Could you tell me how you see me relating to Ti-Fe, please? I need to think about my Fi-Te post, and will get back to you later. Thinking about the function I use and how you use them is hard to do when you use then automatically.

(That took a lot outta me xD)


----------



## Stachan (Jul 8, 2016)

WontlyTheMoonBear said:


>


Hell yes it is!


----------



## Stachan (Jul 8, 2016)

WontlyTheMoonBear said:


> Anyway. I think this might have something to do with me:
> 
> Being a recluse of late (as in working on a project full time and pouring my time into that, instead of going out into the outside world and experiencing/ doing shit like I usually do).
> Getting too emotionally involved in the musical side of the project and projecting too much passion into it, as well as the artistic side of things (which is pretty fun and also important).
> ...


Sounds pretty much like me. XD

What are you writing about?


----------



## Max (Aug 14, 2014)

Stachan said:


> Sounds pretty much like me. XD
> 
> What are you writing about?


I'm writing about a undercover CI, who also happens to be a famous actor. Who is in a lot of shit and sees one way out. Does he make.it there alive?

Sent from my SM-J500FN using Tapatalk


----------



## Max (Aug 14, 2014)

Anyone else?

Sent from my SM-J500FN using Tapatalk


----------



## Max (Aug 14, 2014)

.


----------



## soop (Aug 6, 2016)

Ill look at it later in not so good at typing yet though


----------



## Parrot (Feb 22, 2015)

I agree that you are neither an 8, nor the ENFJ you were, before. ExFP could work for you.


----------



## Max (Aug 14, 2014)

Drunk Parrot said:


> I agree that you are neither an 8, nor the ENFJ you were, before. ExFP could work for you.


God knows why I thought I was an ENFJ. And tbh, I don't really care for enneagram. Or Socionics. Much. I'll just read, take one and move on.

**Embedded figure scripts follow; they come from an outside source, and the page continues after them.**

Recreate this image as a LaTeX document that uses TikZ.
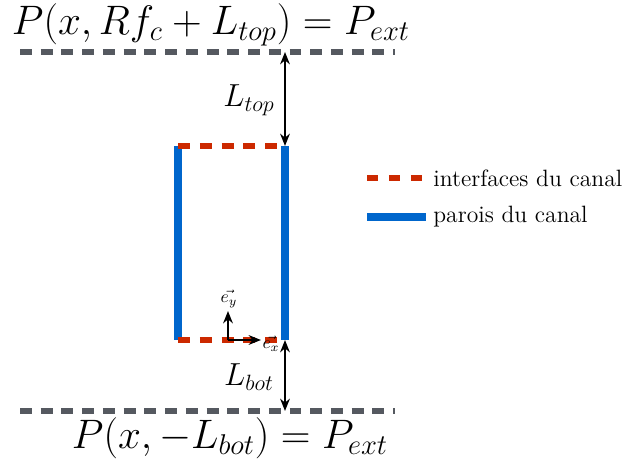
\documentclass[tikz,border=0pt]{standalone}
\usepackage{amsmath, amssymb}
\usepackage{graphicx}
\usepackage{xcolor}
\usepackage{tikz}
\usetikzlibrary{arrows.meta, positioning}
\definecolor{boundgray}{RGB}{85, 89, 96}
\definecolor{ifacered}{RGB}{204, 41, 0}
\definecolor{wallblue}{RGB}{0, 102, 204}
\newcommand{\bigeq}[1]{\scalebox{1.13}{\huge$#1$}}
\newcommand{\lenlab}[1]{\scalebox{1.05}{\LARGE$#1$}}
\newcommand{\legendlab}[1]{\scalebox{1.12}{\large #1}}

\begin{document}
\begin{tikzpicture}[
  x=0.02cm, y=-0.02cm,
  bound/.style={draw=boundgray, line width=3pt, dash pattern=on 6.8pt off 5pt},
  iface/.style={draw=ifacered, line width=3pt, dash pattern=on 6.8pt off 5.6pt},
  wall/.style={draw=wallblue, line width=4.3pt},
  dimline/.style={{Stealth[length=7pt,width=5.5pt]}-{Stealth[length=7pt,width=5.5pt]}, line width=1.1pt},
  basevec/.style={-{Stealth[length=7pt,width=5.5pt]}, line width=1.4pt},
  smallmath/.style={font=\normalsize, inner sep=0pt},
  legtext/.style={anchor=west, inner sep=0pt}
]
\useasboundingbox (0,0) rectangle (626,463);

% boundaries
\coordinate (tl) at (20,52);
\coordinate (tr) at (395,52);
\coordinate (bl) at (20,411);
\coordinate (br) at (395,411);
\draw[bound] (tl) -- (tr);
\draw[bound] (bl) -- (br);

% channel
\coordinate (c1) at (178,146);
\coordinate (c2) at (285,146);
\coordinate (c3) at (178,340);
\coordinate (c4) at (285,340);
\draw[wall] (c1) -- (c3);
\draw[wall] (c2) -- (c4);
\draw[iface] (c1) -- (c2);
\draw[iface] (c3) -- (c4);

% distances
\coordinate (atop) at (285,52);
\coordinate (abot) at (285,411);
\draw[dimline] (atop) -- (c2);
\draw[dimline] (c4) -- (abot);
\node (ltop) at (249,100) {\lenlab{L_{top}}};
\node (lbot) at (249,377) {\lenlab{L_{bot}}};

% basis
\coordinate (o) at (228,340);
\coordinate (ex) at (261,340);
\coordinate (ey) at (228,311);
\draw[basevec] (o) -- (ex);
\draw[basevec] (o) -- (ey);
\node[smallmath] (lex) at (271,344) {$\vec{e_x}$};
\node[smallmath] (ley) at (229,299) {$\vec{e_y}$};

% boundary conditions
\node (ptop) at (211,25) {\bigeq{P(x, Rf_c + L_{top}) = P_{ext}}};
\node (pbot) at (230,438) {\bigeq{P(x, -L_{bot}) = P_{ext}}};

% legend
\node[legtext] (liface) at (433,178) {\legendlab{interfaces du canal}};
\node[legtext] (lwall) at (433,217) {\legendlab{parois du canal}};
\coordinate (k1) at (367,178);
\coordinate (k2) at (426,178);
\coordinate (k3) at (367,217);
\coordinate (k4) at (426,217);
\draw[iface, dash pattern=on 6.5pt off 6pt] (k1) -- (k2);
\draw[wall, line width=4.6pt] (k3) -- (k4);
\end{tikzpicture}
\end{document}
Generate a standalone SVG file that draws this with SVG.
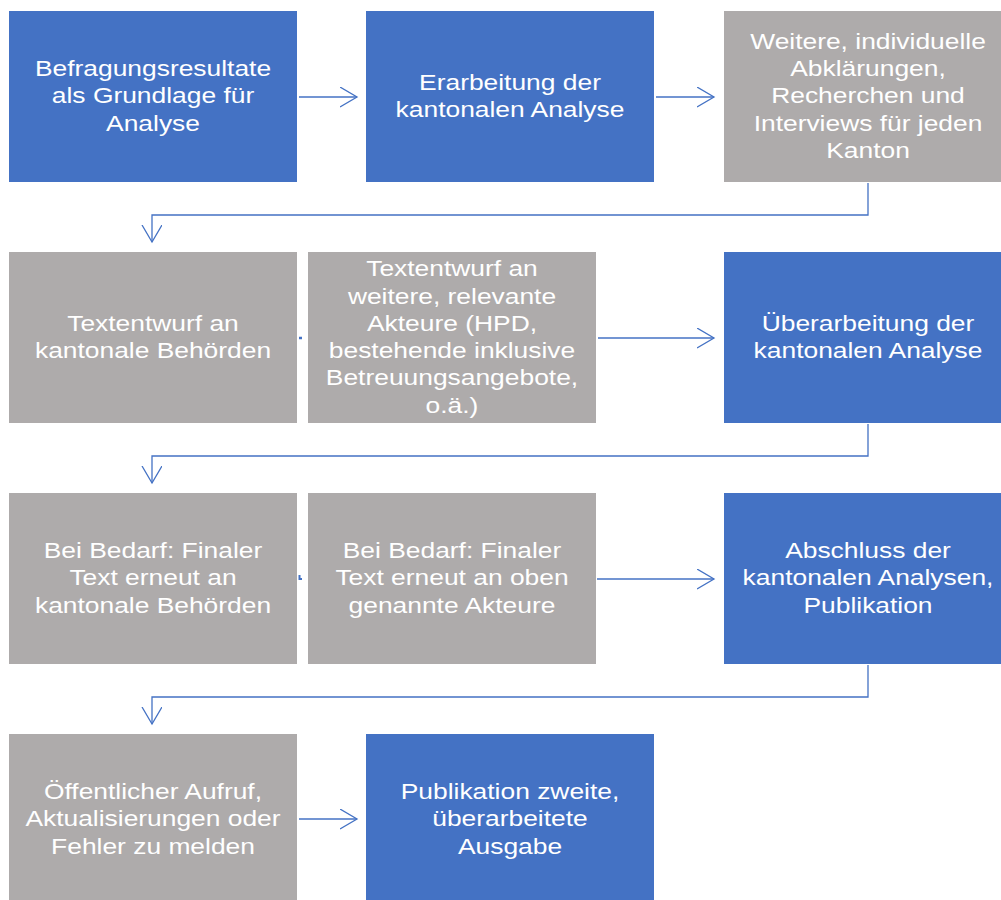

Waste of time to me. 

Interested to hear your thoughts on why you think EXFP, though. 



soop said:


> Ill look at it later in not so good at typing yet though


Aight, appreciate it.


----------



## sometimes (Dec 26, 2013)

Yeah just looking at functions I still think you're an ESTP. So wonder you thought you were Fe dom and people are now typing as ESFJ. You seem stereotypically like a Feeler and like you use Fi but honestly I don't really see it. I see Fe more but as a Tertiary function. I think you have a relatively high interest in using it but it's still a tertiary function. The way you describe how you interact with people just has a Ti-Fe flare to it. With Se as your Dominant function. Maybe you seem more like a Feeler because of the way you use your functions and your interests and life philosophy or whatever or like the way you don't see the point in debating. Doesn't mean you don't use Ti. I see Ti in the way you think. A lot of ExFP's are very focussed on the here and now, not interested in debating etc. but they still have a Te sharpness and decisiveness about them behind it if you look for their thinking function in the way they speak about things. And they have that Fi self focus vibe. I don't see Fi in you. I'm more convinced than ever that you are an ESTP.


----------



## Max (Aug 14, 2014)

*What day is it even? (Night Call #001)*



pippylongstocking said:


> Yeah just looking at functions I still think you're an ESTP. So wonder you thought you were Fe dom and people are now typing as ESFJ.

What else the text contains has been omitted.